The bottom end, though, is a rather more qualified success. There’s no doubt the Yamaha has the sort of presence and forcefulness you’d expect from a soundbar delivering 60 watts of power through a pair of 75mm bass drivers, but there’s not much in the way of light and shade here. Bass sounds are not really plural – the SR-B20A delivers a bass sound, and it does so regardless of the on-screen circumstances. This lack of variation and expression can make bassier soundtracks a bit lumpy and flat-footed.

Yamaha SR-B20A side

In terms of delivering a spread of sound, though, the Yamaha’s on much surer ground. At its most expansive, with ‘3D Surround’ engaged and a sympathetic soundtrack playing, the soundstage easily escapes the physical confines of the soundbar. It’s capable of generating an extremely wide, decently tall sound; delivering a far more immersive and enveloping experience than any mainstream TV can muster. Obviously you’re not about to confuse it for a (much more expensive) Dolby Atmos-enabled soundbar, but if you’re after an obvious improvement on the scale of your TV’s sound then the SR-B20A is just the ticket.

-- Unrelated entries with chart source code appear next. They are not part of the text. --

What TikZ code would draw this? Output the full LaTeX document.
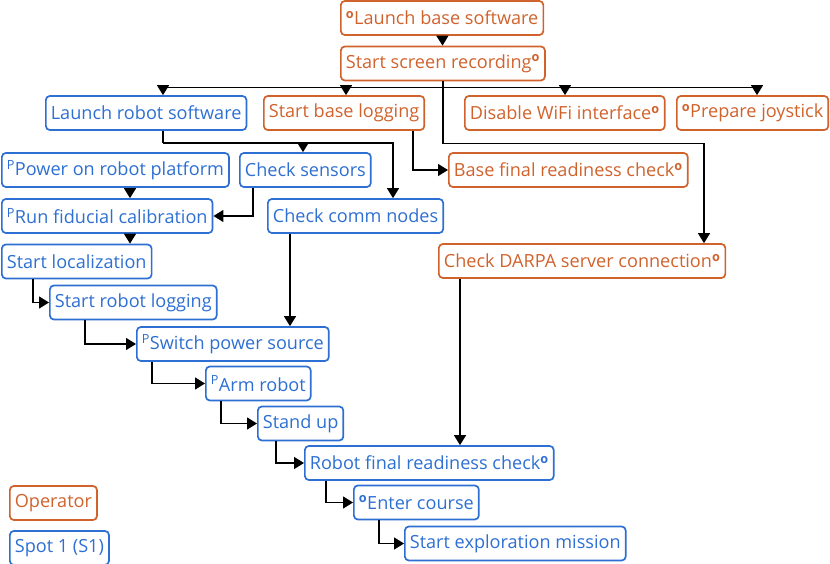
\documentclass[tikz,border=0pt]{standalone}
\usepackage{fontspec}
\setmainfont{Open Sans}
\usetikzlibrary{arrows.meta,positioning}
\definecolor{opOrange}{RGB}{208,98,44}
\definecolor{spotBlue}{RGB}{45,111,210}
\newcommand{\opmark}{\textsuperscript{\bfseries o}}
\newcommand{\pmark}{\textsuperscript{P}}
\tikzset{
  task/.style={draw, rounded corners=4pt, line width=1.7pt, minimum height=34pt,
    inner xsep=5pt, anchor=west, font=\fontsize{18.1}{21}\selectfont},
  opbox/.style={task, draw=opOrange, text=opOrange},
  s1box/.style={task, draw=spotBlue, text=spotBlue},
  flow/.style={-{Triangle[length=10pt,width=12pt]}, line width=1.4pt},
}

\begin{document}
\begin{tikzpicture}[x=1pt,y=-1pt]
\useasboundingbox (0,0) rectangle (830,564);

% operator tasks
\node[opbox] (launchBase) at (340,18) {\opmark Launch base software};
\node[opbox] (screenRec) at (340,63.5) {Start screen recording\opmark};
\node[opbox] (baseLog) at (263,113) {Start base logging};
\node[opbox] (wifi) at (464,113) {Disable WiFi interface\opmark};
\node[opbox] (joystick) at (676,113) {\opmark Prepare joystick};
\node[opbox] (baseFinal) at (448,170) {Base final readiness check\opmark};
\node[opbox] (darpa) at (438,261) {Check DARPA server connection\opmark};

% robot tasks
\node[s1box] (launchRobot) at (45,113) {Launch robot software};
\node[s1box] (powerOn) at (1,170) {\pmark Power on robot platform};
\node[s1box] (sensors) at (239,170) {Check sensors};
\node[s1box] (fiducial) at (1,216) {\pmark Run fiducial calibration};
\node[s1box] (commNodes) at (267,216) {Check comm nodes};
\node[s1box] (localize) at (1,261.5) {Start localization};
\node[s1box] (robLog) at (49,302.5) {Start robot logging};
\node[s1box] (switchPower) at (136,344) {\pmark Switch power source};
\node[s1box] (armRobot) at (205,383.5) {\pmark Arm robot};
\node[s1box] (standUp) at (257,423.5) {Stand up};
\node[s1box] (robFinal) at (304,463) {Robot final readiness check\opmark};
\node[s1box] (enterCourse) at (353,502.5) {\opmark Enter course};
\node[s1box] (explore) at (404,543.5) {Start exploration mission};

% legend
\node[opbox] (legOp) at (9,503) {Operator};
\node[s1box] (legS1) at (9,548) {Spot 1 (S1)};

% base side
\draw[flow] (launchBase) -- (screenRec);
\coordinate (bus) at ([yshift=-6pt]screenRec.south);
\draw[flow] (bus) -| ([xshift=118pt]launchRobot.north west);
\draw[flow] (bus) -| ([xshift=83pt]baseLog.north west);
\draw[flow] (bus) -| ([xshift=101pt]wifi.north west);
\draw[flow] (bus) -| ([xshift=81pt]joystick.north west);
\draw[flow] (screenRec.south) -- ++(0,62) -| ([xshift=266pt]darpa.north west);
\draw[flow] ([xshift=150pt]baseLog.south west) |- (baseFinal.west);

% robot side
\coordinate (robBus) at ([xshift=118pt,yshift=-12pt]launchRobot.south west);
\draw[line width=1.4pt] ([xshift=118pt]launchRobot.south west) -- (robBus);
\draw[flow] (robBus) -| ([xshift=64pt]sensors.north west);
\draw[flow] (robBus) -| ([xshift=126pt]commNodes.north west);
\draw[flow] ([xshift=129pt]powerOn.south west) -- ([xshift=129pt]powerOn.south west |- fiducial.north);
\draw[flow] ([xshift=14pt]sensors.south west) |- (fiducial.east);
\draw[flow] ([xshift=129pt]fiducial.south west) -- ([xshift=129pt]fiducial.south west |- localize.north);
\draw[flow] ([xshift=32pt]localize.south west) |- (robLog.west);
\draw[flow] ([xshift=36pt]robLog.south west) |- (switchPower.west);
\draw[flow] ([xshift=23pt]commNodes.south west) -- ([xshift=23pt]commNodes.south west |- switchPower.north);
\draw[flow] ([xshift=16pt]switchPower.south west) |- (armRobot.west);
\draw[flow] ([xshift=16pt]armRobot.south west) |- (standUp.west);
\draw[flow] ([xshift=19pt]standUp.south west) |- (robFinal.west);
\draw[flow] ([xshift=22pt]darpa.south west) -- ([xshift=22pt]darpa.south west |- robFinal.north);
\draw[flow] ([xshift=22pt]robFinal.south west) |- (enterCourse.west);
\draw[flow] ([xshift=26pt]enterCourse.south west) |- (explore.west);
\end{tikzpicture}
\end{document}
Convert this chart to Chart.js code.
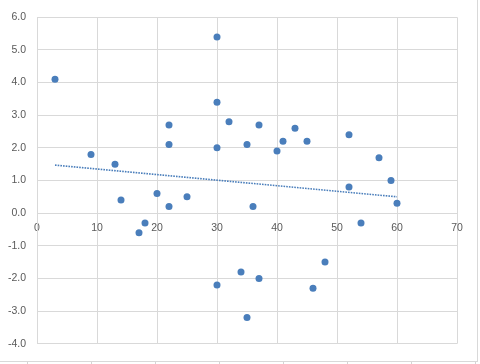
<!DOCTYPE html>
<html>
<head>
<meta charset="utf-8">
<script src="https://cdn.jsdelivr.net/npm/chart.js@4.4.0/dist/chart.umd.min.js"></script>
<style>
  body { margin: 0; background: #fff; }
  #wrap { position: absolute; left: 0; top: 0; width: 477px; height: 361px;
          border-right: 1px solid #d9d9d9; border-bottom: 1px solid #d9d9d9; }
  .cell { position: absolute; top: 362px; width: 1px; height: 2px; background: #d4d4d4; }
</style>
</head>
<body>
<div id="wrap"><canvas id="scatterChart" width="477" height="361"></canvas></div>
<script>
// values
var xValues = [3, 9, 13, 22, 22, 30, 30, 30, 32,
               37, 35, 40, 41, 43, 45, 52, 57, 59,
               14, 20, 22, 25, 18, 17, 30,
               36, 52, 60, 54, 48, 46, 37, 35, 34];
var yValues = [4.1, 1.8, 1.5, 2.7, 2.1, 5.4, 3.4, 2.0, 2.8,
               2.7, 2.1, 1.9, 2.2, 2.6, 2.2, 2.4, 1.7, 1.0,
               0.4, 0.6, 0.2, 0.5, -0.3, -0.6, -2.2,
               0.2, 0.8, 0.3, -0.3, -1.5, -2.3, -2.0, -3.2, -1.8];

// trendline end points, as drawn in the picture
var trendX = [3, 60];
var trendY = [1.47, 0.50];

var pointColor = '#4a7ebb';
var textColor = '#595959';
var gridColor = '#d9d9d9';

// spreadsheet column marks under the chart
[27, 91, 155, 219, 283, 347, 411, 475].forEach(function (x) {
    var d = document.createElement('div');
    d.className = 'cell';
    d.style.left = x + 'px';
    document.body.appendChild(d);
});

var points = [];
for (var i = 0; i < xValues.length; i++) {
    points.push({x: xValues[i], y: yValues[i]});
}
var trend = [];
for (var k = 0; k < trendX.length; k++) {
    trend.push({x: trendX[k], y: trendY[k]});
}

var font = {family: "'Liberation Sans', Arial, sans-serif", size: 10.5};

new Chart(document.getElementById('scatterChart'), {
    type: 'scatter',
    data: {
        datasets: [
            {
                label: 'Trend',
                type: 'line',
                data: trend,
                borderColor: pointColor,
                borderWidth: 1.6,
                borderDash: [1.6, 1.1],
                pointRadius: 0,
                fill: false
            },
            {
                label: 'Values',
                data: points,
                backgroundColor: pointColor,
                borderColor: pointColor,
                pointRadius: 3.5,
                borderWidth: 0
            }
        ]
    },
    options: {
        responsive: false,
        animation: false,
        layout: {padding: {top: 13, right: 20, bottom: 15, left: 0}},
        plugins: {
            legend: {display: false},
            tooltip: {enabled: false}
        },
        scales: {
            x: {
                type: 'linear',
                min: 0,
                max: 70,
                position: {y: 0},
                grid: {color: gridColor, drawTicks: false},
                border: {color: gridColor},
                ticks: {stepSize: 10, color: textColor, font: font, padding: 9, maxRotation: 0}
            },
            y: {
                type: 'linear',
                min: -4,
                max: 6,
                grid: {color: gridColor, drawTicks: false},
                border: {color: gridColor},
                ticks: {
                    stepSize: 1,
                    color: textColor,
                    font: font,
                    padding: 11,
                    callback: function (v) { return v.toFixed(1); }
                },
                afterFit: function (scale) { scale.width = 37; }
            }
        }
    }
});
</script>
</body>
</html>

  • You’re after a space-saving soundbar

The Yamaha does away with the need of a subwoofer – perhaps ill-advisedly – but it does mean that occupies less space in room for those after a convenient sound option for their TV.

  • You’re after an affordable bar

As long as you can live with its rather ham-fisted low frequency reproduction – it’s one of the neatest and most capable soundbars £250 or so can buy.

  • You need more articulate bass

We’re still admirers of Wharfedale’s Vista 200S, mind you. Its separate, wireless subwoofer is a fair bit more articulate in the lower frequencies than the Yamaha, too – it’s every bit as well made as the SR-B20A.

  • You need smarts to go with the sound

You should investigate the Polk Command Bar, too. It’s a refined listen (although not as forthright as the Yamaha) and it has Amazon Alexa voice-control too. Ultimate movie-night convenience, in other words.